◆ **What you should do**
The entries below need to be written out exactly, with no pictures included.

◆ **Task material**
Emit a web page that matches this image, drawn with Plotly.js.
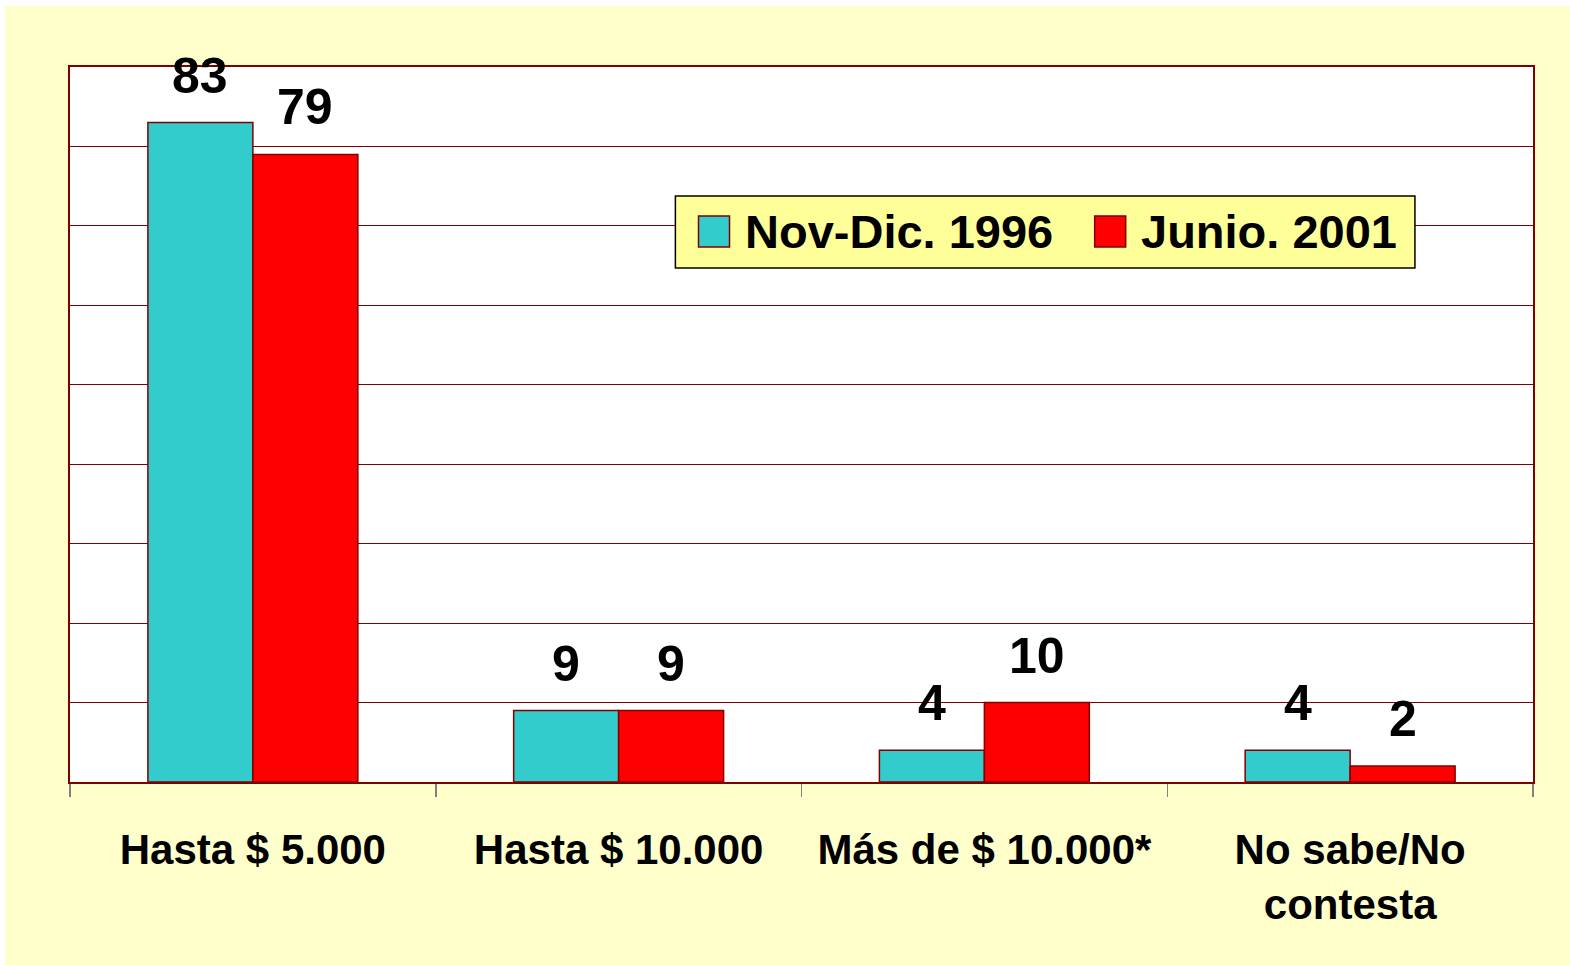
<!DOCTYPE html>
<html>
<head>
<meta charset="utf-8">
<script src="https://cdn.plot.ly/plotly-3.0.1.min.js"></script>
<style>
html,body{margin:0;padding:0;background:#ffffff;width:1570px;height:965px;overflow:hidden;}
#chart{position:absolute;left:5px;top:6px;width:1565px;height:959px;}
</style>
</head>
<body>
<div id="chart"></div>
<script>
var categories = ['Hasta $ 5.000', 'Hasta $ 10.000', 'Más de $ 10.000*', 'No sabe/No<br>contesta'];
var seriesNames = ['Nov-Dic. 1996', 'Junio. 2001'];
var values1996 = [83, 9, 4, 4];
var values2001 = [79, 9, 10, 2];
var seriesColors = ['#33CCCC', '#FF0000'];

var FONT = '"Liberation Sans", Arial, sans-serif';
var seriesValues = [values1996, values2001];

var traces = seriesValues.map(function (vals, s) {
  return {
    type: 'bar',
    name: seriesNames[s],
    x: categories,
    y: vals,
    marker: {color: seriesColors[s], line: {color: '#800000', width: 1.5}},
    showlegend: false,
    hoverinfo: 'x+y'
  };
});

var BARW = 0.287; // fraction of a category taken by one bar
var annotations = [];
seriesValues.forEach(function (vals, s) {
  var off = (s === 0 ? -1 : 1) * BARW / 2;
  vals.forEach(function (v, i) {
    annotations.push({
      x: i + off, y: v, xref: 'x', yref: 'y',
      text: String(v), showarrow: false,
      xanchor: 'center', yanchor: 'bottom', yshift: 17,
      font: {family: FONT, size: 50, color: '#000000', weight: 'bold'}
    });
  });
});

// manual legend (large swatches)
var shapes = [];
var legX0 = 0.4138, legX1 = 0.9193, legY1 = 0.8196, legY0 = 0.7189;
shapes.push({type: 'rect', xref: 'paper', yref: 'paper', x0: legX0, x1: legX1, y0: legY0, y1: legY1,
  fillcolor: '#FFFF99', line: {color: '#000000', width: 1.5}, layer: 'above'});
var swatchX = [0.4296, 0.7004];
var swW = 0.0212, swY0 = 0.7483, swY1 = 0.7916;
var textX = [0.4603, 0.7309];
seriesNames.forEach(function (n, s) {
  shapes.push({type: 'rect', xref: 'paper', yref: 'paper', x0: swatchX[s], x1: swatchX[s] + swW, y0: swY0, y1: swY1,
    fillcolor: seriesColors[s], line: {color: '#800000', width: 1.5}, layer: 'above'});
  annotations.push({x: textX[s], y: (legY0 + legY1) / 2, xref: 'paper', yref: 'paper',
    text: n, showarrow: false, xanchor: 'left', yanchor: 'middle',
    font: {family: FONT, size: 47, color: '#000000', weight: 'bold'}});
});

var layout = {
  width: 1565, height: 959,
  paper_bgcolor: '#FFFFCC',
  plot_bgcolor: '#FFFFFF',
  margin: {l: 65, r: 37, t: 61, b: 183},
  barmode: 'group',
  bargap: 0.426,
  bargroupgap: 0,
  showlegend: false,
  xaxis: {
    type: 'category',
    tickson: 'boundaries',
    ticks: 'outside', ticklen: 13, tickwidth: 1.5, tickcolor: '#808080',
    showgrid: false,
    showline: true, linecolor: '#800000', linewidth: 2, mirror: true,
    tickfont: {family: FONT, size: 42, color: '#000000', weight: 'bold'},
    ticklabelstandoff: 30
  },
  yaxis: {
    range: [0, 90], dtick: 10, tick0: 0,
    showticklabels: false, ticks: '',
    showgrid: true, gridcolor: '#800000', gridwidth: 1,
    zeroline: false,
    showline: true, linecolor: '#800000', linewidth: 2, mirror: true
  },
  annotations: annotations,
  shapes: shapes
};

Plotly.newPlot('chart', traces, layout, {displayModeBar: false, staticPlot: true});
</script>
</body>
</html>
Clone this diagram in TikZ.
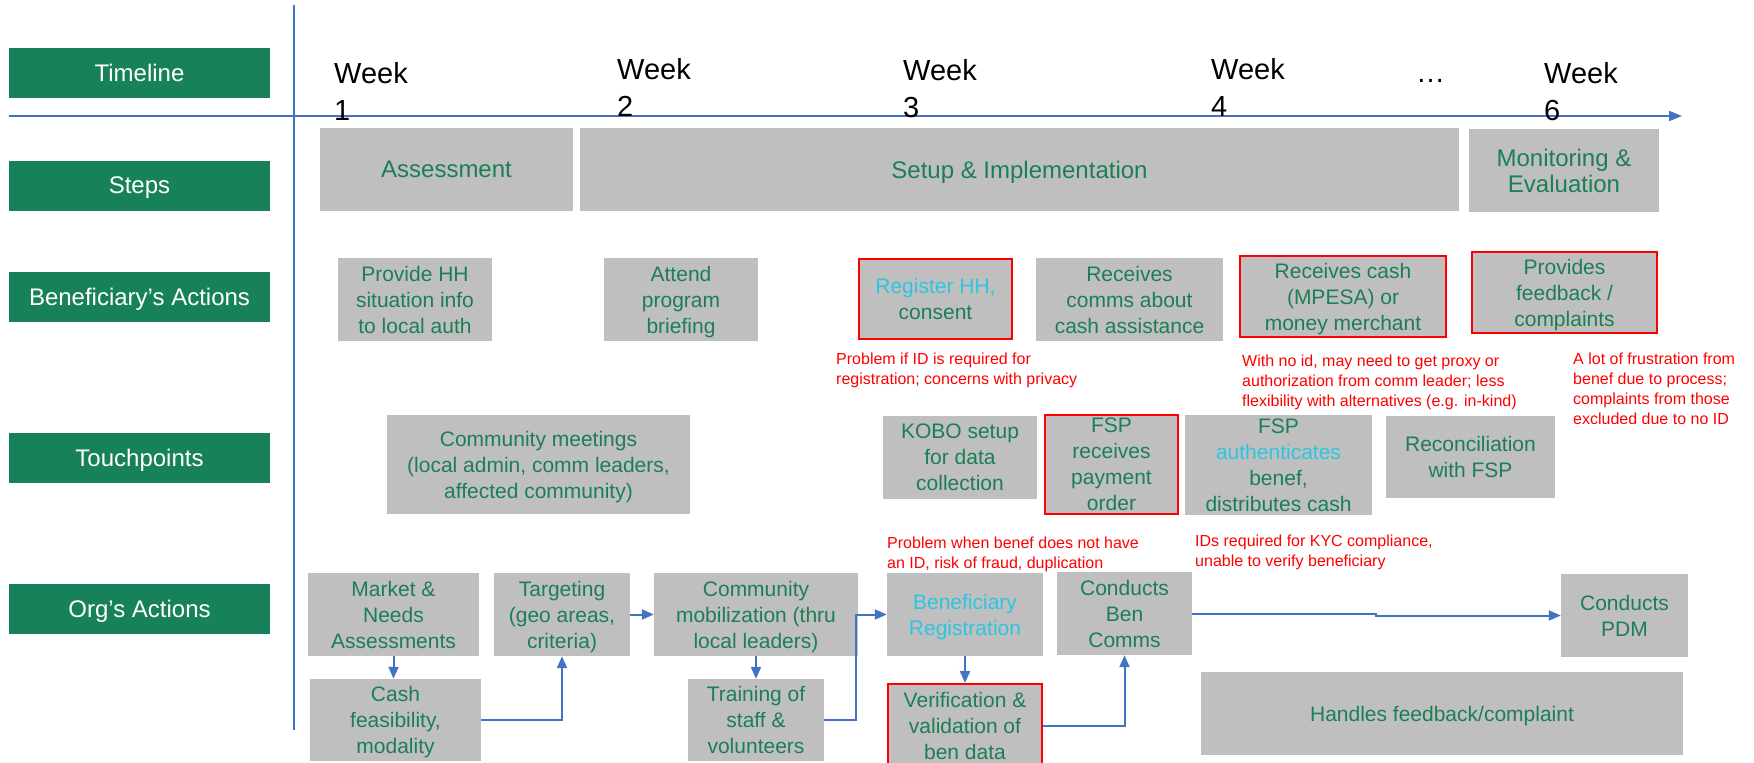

◆ **Output for this exercise**
Emit a web page that matches this image, drawn with Plotly.js.
<!DOCTYPE html>
<html>
<head>
<meta charset="utf-8">
<script src="https://cdn.plot.ly/plotly-3.0.1.min.js"></script>
<style>
html,body{margin:0;padding:0;background:#ffffff;width:1570px;height:965px;overflow:hidden;}
#chart{position:absolute;left:5px;top:6px;width:1565px;height:959px;}
</style>
</head>
<body>
<div id="chart"></div>
<script>
var categories = ['Hasta $ 5.000', 'Hasta $ 10.000', 'Más de $ 10.000*', 'No sabe/No<br>contesta'];
var seriesNames = ['Nov-Dic. 1996', 'Junio. 2001'];
var values1996 = [83, 9, 4, 4];
var values2001 = [79, 9, 10, 2];
var seriesColors = ['#33CCCC', '#FF0000'];

var FONT = '"Liberation Sans", Arial, sans-serif';
var seriesValues = [values1996, values2001];

var traces = seriesValues.map(function (vals, s) {
  return {
    type: 'bar',
    name: seriesNames[s],
    x: categories,
    y: vals,
    marker: {color: seriesColors[s], line: {color: '#800000', width: 1.5}},
    showlegend: false,
    hoverinfo: 'x+y'
  };
});

var BARW = 0.287; // fraction of a category taken by one bar
var annotations = [];
seriesValues.forEach(function (vals, s) {
  var off = (s === 0 ? -1 : 1) * BARW / 2;
  vals.forEach(function (v, i) {
    annotations.push({
      x: i + off, y: v, xref: 'x', yref: 'y',
      text: String(v), showarrow: false,
      xanchor: 'center', yanchor: 'bottom', yshift: 17,
      font: {family: FONT, size: 50, color: '#000000', weight: 'bold'}
    });
  });
});

// manual legend (large swatches)
var shapes = [];
var legX0 = 0.4138, legX1 = 0.9193, legY1 = 0.8196, legY0 = 0.7189;
shapes.push({type: 'rect', xref: 'paper', yref: 'paper', x0: legX0, x1: legX1, y0: legY0, y1: legY1,
  fillcolor: '#FFFF99', line: {color: '#000000', width: 1.5}, layer: 'above'});
var swatchX = [0.4296, 0.7004];
var swW = 0.0212, swY0 = 0.7483, swY1 = 0.7916;
var textX = [0.4603, 0.7309];
seriesNames.forEach(function (n, s) {
  shapes.push({type: 'rect', xref: 'paper', yref: 'paper', x0: swatchX[s], x1: swatchX[s] + swW, y0: swY0, y1: swY1,
    fillcolor: seriesColors[s], line: {color: '#800000', width: 1.5}, layer: 'above'});
  annotations.push({x: textX[s], y: (legY0 + legY1) / 2, xref: 'paper', yref: 'paper',
    text: n, showarrow: false, xanchor: 'left', yanchor: 'middle',
    font: {family: FONT, size: 47, color: '#000000', weight: 'bold'}});
});

var layout = {
  width: 1565, height: 959,
  paper_bgcolor: '#FFFFCC',
  plot_bgcolor: '#FFFFFF',
  margin: {l: 65, r: 37, t: 61, b: 183},
  barmode: 'group',
  bargap: 0.426,
  bargroupgap: 0,
  showlegend: false,
  xaxis: {
    type: 'category',
    tickson: 'boundaries',
    ticks: 'outside', ticklen: 13, tickwidth: 1.5, tickcolor: '#808080',
    showgrid: false,
    showline: true, linecolor: '#800000', linewidth: 2, mirror: true,
    tickfont: {family: FONT, size: 42, color: '#000000', weight: 'bold'},
    ticklabelstandoff: 30
  },
  yaxis: {
    range: [0, 90], dtick: 10, tick0: 0,
    showticklabels: false, ticks: '',
    showgrid: true, gridcolor: '#800000', gridwidth: 1,
    zeroline: false,
    showline: true, linecolor: '#800000', linewidth: 2, mirror: true
  },
  annotations: annotations,
  shapes: shapes
};

Plotly.newPlot('chart', traces, layout, {displayModeBar: false, staticPlot: true});
</script>
</body>
</html>
Clone this diagram in TikZ.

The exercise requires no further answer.